Additionally, a cover 114 is shown schematically (with or without disinfecting packets to close the top of the channel. The cover drapes over the sides of the channel.
In a particularly preferred embodiment grooved members are used.
Referring to FIG. 11, a member is shown generally at 120 having a grooved exterior surface 122.
Referring to FIG. 12, a member 124 is shown having a grooved inner surface 126.
Referring to FIG. 13, a fitting 128 is shown having a grooved inner surface 130, the grooves of which are adapted to mate with the grooves 122 of the member 120.
When joining two or more pipes together, such as the members 120, as shown in FIG. 14, a concave separator 132 having grooved surfaces is used.
To form a beam or the like a four-sectioned concave separator 134 is used as shown in FIG. 15.
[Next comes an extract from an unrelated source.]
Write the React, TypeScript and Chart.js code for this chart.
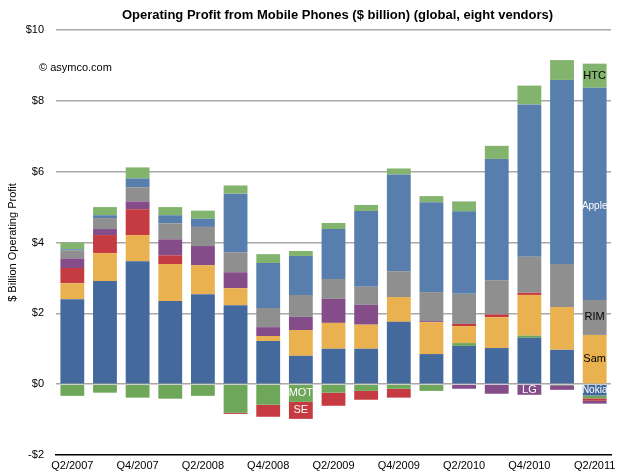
import React, { useEffect, useRef } from "react";
import { Chart, registerables } from "chart.js";

Chart.register(...registerables);

const categories = [
  "Q2/2007", "Q3/2007", "Q4/2007", "Q1/2008", "Q2/2008", "Q3/2008", "Q4/2008", "Q1/2009",
  "Q2/2009", "Q3/2009", "Q4/2009", "Q1/2010", "Q2/2010", "Q3/2010", "Q4/2010", "Q1/2011", "Q2/2011",
];
const shownTickLabels = ["Q2/2007", "Q4/2007", "Q2/2008", "Q4/2008", "Q2/2009", "Q4/2009", "Q2/2010", "Q4/2010", "Q2/2011"];

const nokia = [2.40, 2.91, 3.47, 2.35, 2.54, 2.23, 1.22, 0.80, 1.00, 1.00, 1.76, 0.85, 1.08, 1.02, 1.31, 0.97, -0.32];
const mot = [-0.33, -0.24, -0.38, -0.41, -0.33, -0.81, -0.58, -0.50, -0.24, -0.19, -0.13, -0.19, 0.08, 0, 0.06, -0.03, -0.08];
const samsung = [0.45, 0.79, 0.74, 1.04, 0.82, 0.48, 0.14, 0.73, 0.73, 0.68, 0.70, 0.90, 0.48, 0.87, 1.15, 1.21, 1.39];
const se = [0.43, 0.51, 0.73, 0.25, 0, -0.03, -0.34, -0.48, -0.37, -0.25, -0.25, 0, 0.06, 0.08, 0.06, 0, -0.07];
const lg = [0.27, 0.17, 0.22, 0.45, 0.54, 0.45, 0.25, 0.37, 0.68, 0.56, 0, 0.03, -0.13, -0.27, -0.30, -0.13, -0.08];
const rim = [0.23, 0.31, 0.40, 0.45, 0.54, 0.56, 0.54, 0.62, 0.56, 0.51, 0.73, 0.82, 0.85, 0.96, 1.02, 1.21, 0.99];
const apple = [0.03, 0.08, 0.25, 0.23, 0.23, 1.66, 1.27, 1.10, 1.41, 2.14, 2.73, 2.54, 2.33, 3.43, 4.30, 5.20, 5.99];
const htc = [0.19, 0.23, 0.31, 0.23, 0.23, 0.23, 0.25, 0.14, 0.17, 0.17, 0.17, 0.17, 0.28, 0.37, 0.53, 0.56, 0.68];

const yTicks = [-2, 0, 2, 4, 6, 8, 10];

const seriesNames = ["Nokia", "MOT", "Samsung", "SE", "LG", "RIM", "Apple", "HTC"];
const seriesValues = [nokia, mot, samsung, se, lg, rim, apple, htc];
const seriesColors = ["#44699C", "#6EA75A", "#E9B14F", "#C53B41", "#844D89", "#8E8F8E", "#577EAC", "#83B46D"];

const segmentLabels = [
  { text: "HTC", series: "HTC", index: 16, color: "#000000", frac: 0.5, size: 11 },
  { text: "Apple", series: "Apple", index: 16, color: "#ffffff", frac: 0.44, size: 10 },
  { text: "RIM", series: "RIM", index: 16, color: "#000000", frac: 0.5, size: 11 },
  { text: "Sam", series: "Samsung", index: 16, color: "#000000", frac: 0.5, size: 11 },
  { text: "Nokia", series: "Nokia", index: 16, color: "#ffffff", frac: 0.5, size: 10 },
  { text: "LG", series: "LG", index: 14, color: "#ffffff", frac: 0.5, size: 11 },
  { text: "MOT", series: "MOT", index: 7, color: "#ffffff", frac: 0.5, size: 11 },
  { text: "SE", series: "SE", index: 7, color: "#ffffff", frac: 0.5, size: 11 },
];

const titleText = "Operating Profit from Mobile Phones ($ billion) (global, eight vendors)";
const yTitleText = "$ Billion Operating Profit";
const copyrightText = "\u00A9 asymco.com";
const FONT = "'Liberation Sans', Arial, Helvetica, sans-serif";

const textPlugin = {
  id: "textPlugin",
  afterDatasetsDraw(chart: any) {
    const { ctx, chartArea, scales } = chart;
    ctx.save();
    // segment labels
    segmentLabels.forEach((l) => {
      const di = seriesNames.indexOf(l.series);
      const el = chart.getDatasetMeta(di).data[l.index];
      if (!el) return;
      const y = el.base + (el.y - el.base) * l.frac;
      ctx.font = `${l.size}px ${FONT}`;
      ctx.fillStyle = l.color;
      ctx.textAlign = "center";
      ctx.textBaseline = "middle";
      ctx.fillText(l.text, el.x, y);
    });
    // title
    ctx.font = `bold 13px ${FONT}`;
    ctx.fillStyle = "#000";
    ctx.textAlign = "center";
    ctx.textBaseline = "middle";
    ctx.fillText(titleText, (chartArea.left + chartArea.right) / 2 + 4, 15);
    // copyright
    ctx.font = `11px ${FONT}`;
    ctx.textAlign = "left";
    ctx.fillText(copyrightText, chartArea.left - 17, scales.y.getPixelForValue(8.93));
    // y title
    ctx.translate(13, (chartArea.top + chartArea.bottom) / 2);
    ctx.rotate(-Math.PI / 2);
    ctx.textAlign = "center";
    ctx.fillText(yTitleText, 0, 0);
    ctx.restore();
  },
};

export default function App() {
  const ref = useRef<HTMLCanvasElement | null>(null);
  useEffect(() => {
    if (!ref.current) return;
    const chart = new Chart(ref.current, {
      type: "bar",
      data: {
        labels: categories,
        datasets: seriesNames.map((n, i) => ({
          label: n,
          data: seriesValues[i],
          backgroundColor: seriesColors[i],
          borderWidth: 0,
          barPercentage: 0.73,
          categoryPercentage: 1.0,
          stack: "s",
        })),
      },
      options: {
        responsive: false,
        animation: false,
        layout: { padding: { top: 30, right: 9, left: 0, bottom: 0 } },
        plugins: { legend: { display: false }, title: { display: false }, tooltip: { enabled: false } },
        scales: {
          x: {
            stacked: true,
            grid: { display: false, drawTicks: false },
            border: { display: true, color: "#000000", width: 1.5 },
            ticks: {
              autoSkip: false,
              maxRotation: 0,
              padding: 4,
              color: "#000",
              font: { family: FONT, size: 11 },
              callback: (v: any) => {
                const lab = categories[v as number];
                return shownTickLabels.includes(lab) ? lab : "";
              },
            },
            afterFit: (s: any) => { s.height = 20; },
          },
          y: {
            stacked: true,
            min: yTicks[0],
            max: yTicks[yTicks.length - 1],
            afterBuildTicks: (s: any) => { s.ticks = yTicks.map((v) => ({ value: v })); },
            grid: {
              drawTicks: false,
              lineWidth: 1.5,
              color: (c: any) => (c.tick && c.tick.value === yTicks[0] ? "rgba(0,0,0,0)" : "#A8A8A8"),
            },
            border: { display: false },
            ticks: {
              padding: 12,
              color: "#000",
              font: { family: FONT, size: 11 },
              callback: (v: any) => (v < 0 ? "-$" + Math.abs(v) : "$" + v),
            },
            afterFit: (s: any) => { s.width = 56; },
          },
        },
      },
      plugins: [textPlugin],
    });
    return () => chart.destroy();
  }, []);
  return (
    <div style={{ position: "fixed", left: 0, top: 0, width: 620, height: 475, background: "#fff" }}>
      <canvas ref={ref} width={620} height={475} style={{ width: 620, height: 475 }} />
    </div>
  );
}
Referring to FIG. 16, a member 136 has an inner grooved surface 138 and an outer grooved surface 140 is shown. When the hardener material is introduced into the member 136 the greater surface area of the peaks and valleys of the grooves allows the introduction of more hardening material to create additional strength as it flows through the clearances.
Not only do the members with grooves add strength but the fittings and the concave separators groove to match the member groovings also add total strength of the various combinations. Two, three and four members with appropriate concave separators in intimate contact with each other are then wrapped under substantial tension with wire or polypropylene strapping.
Referring to FIG. 17, a three membered beam 150 is shown with members 120 joined to a ground separator 152. The beam is wrapped with straps 154 and then coated with cement 156. This construction will allow the fabrication of structural building elements or beams that can be customized to fit any construction purpose. Therefore, it will be apparent to one skilled in the art that there are a wide choice of arrangements that are possible with the concept of grooving. The use of the hardening material and the variety of members, fittings and separators, a very broad range of cost effective units is possible. Also, two members with grooves and separator can handle loads that would be impossible with two smooth wall pipes of the same diameter.
The foregoing description has been limited to a specific embodiment of the invention. It will be apparent, however, that variations and modifications can be made to the invention, with the attainment of some or all of the advantages of the invention. Therefore, it is the object of the appended claims to cover all such variations and modifications as come within the true spirit and scope of the invention.